Do Mutual Funds Cheat on Returns?

Mutual funds don t lack for reporting requirements. Ask anyone who has struggled to un-wedge a bulky prospectus from his mailbox. An army of math-checkers fund company compliance officers, independent accountants and government auditors keep the numbers that fill those reports trustworthy. If a fund you invest in says it made 20% year-to-date, you can believe it.

Don t be as confident about the long-term returns boasted in advertisements. A new study makes clear how misleading they can be.

Investors have long known about incubator funds and how they distort returns through a phenomenon known as survivorship bias. A mutual fund family wishing to launch a new fund may quietly nurture several at a time. The funds that beat market averages are eventually marketed while ones that do poorly get closed. Like dead men, abandoned incubator funds tell no tales.

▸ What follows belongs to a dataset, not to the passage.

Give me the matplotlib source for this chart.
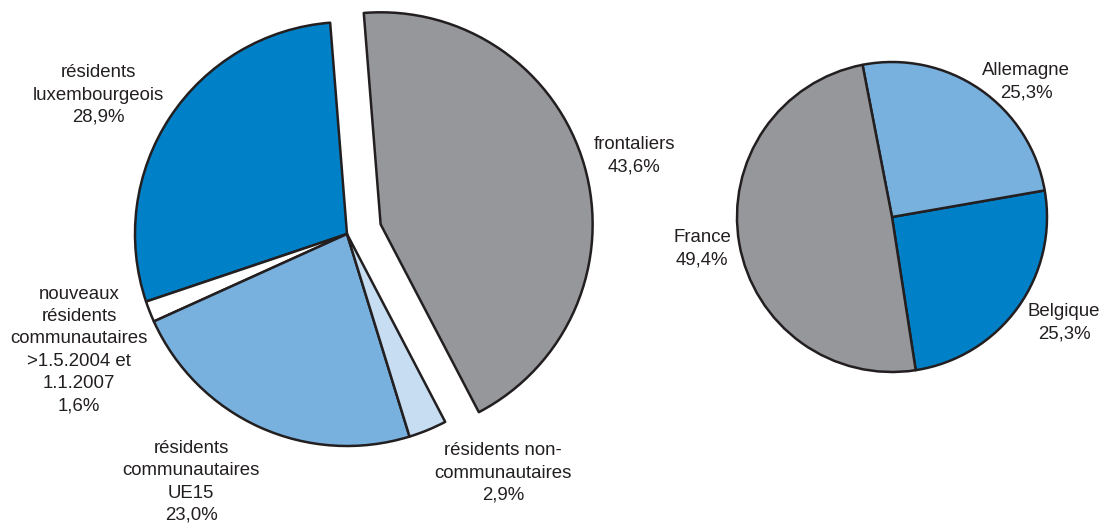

The result is an upward bias in returns for funds that made it out of incubation, and in average returns for fund families that incubate, as well as for the broad mutual fund universe. Past returns, more than any other factor, attract investor dollars, studied have long shown. And the number of dollars under management decides the profits of mutual fund families.

Government regulators frown on fund incubation but fail to prevent it. In response to a citizen query in 1997, the Securities and Exchange Commission stated that incubator fund performance should not be included in a mutual fund s prospectus in the absence of extremely clear disclosure explaining the sponsor s purpose in establishing the incubator fund. But it defined incubator funds as ones that aren t registered with the SEC and that exist for the purpose of generating performance records. Fund families can side-step the definition by registering incubator funds but keeping mum about them--not sending details to Morningstar and other data-reporting companies, and relying on employees for seed money. They can also launch a fund in each of several different asset categories, instead of several funds in the same category, to reduce the appearance of purposely launching more funds than they need.

Richard Evans, a professor at the University of Virginia s Darden School of Business, studied the effects of incubator funds over the decade ended 2005 and reported his findings in a paper scheduled for publication early next year in the Journal of Finance. He found that 23% of new funds were incubated, and that these outperformed non-incubated funds by an average of 3.5 percentage points a year, adjusted for risk. After the incubator funds were hatched to the public, however, the performance edge disappeared. This finding stands opposed to a longtime claim of the mutual fund industry that it uses the incubation process to identify promising managers and strategies. If they were indeed promising, the handsome returns ought to have continued. Moreover, fund families that incubated turned managers over more frequently that families that didn t, hardly suggesting that incubating families were cultivating long-term winners.

Three more findings from Evans s paper: First, fund families understandably prefer to incubate within fund categories where their existing offerings aren t attracting much new money. Second, as expected, investors chase after the higher returns of incubated funds with their deposits, oblivious to the tendency of the outperformance to fizzle. In other words, the process achieves its apparent aim. Third, incubation is most common among fund families that sell primarily through brokers.

That last finding should cast further doubt on the old broker argument that investors should choose funds based on performance and not sales charges.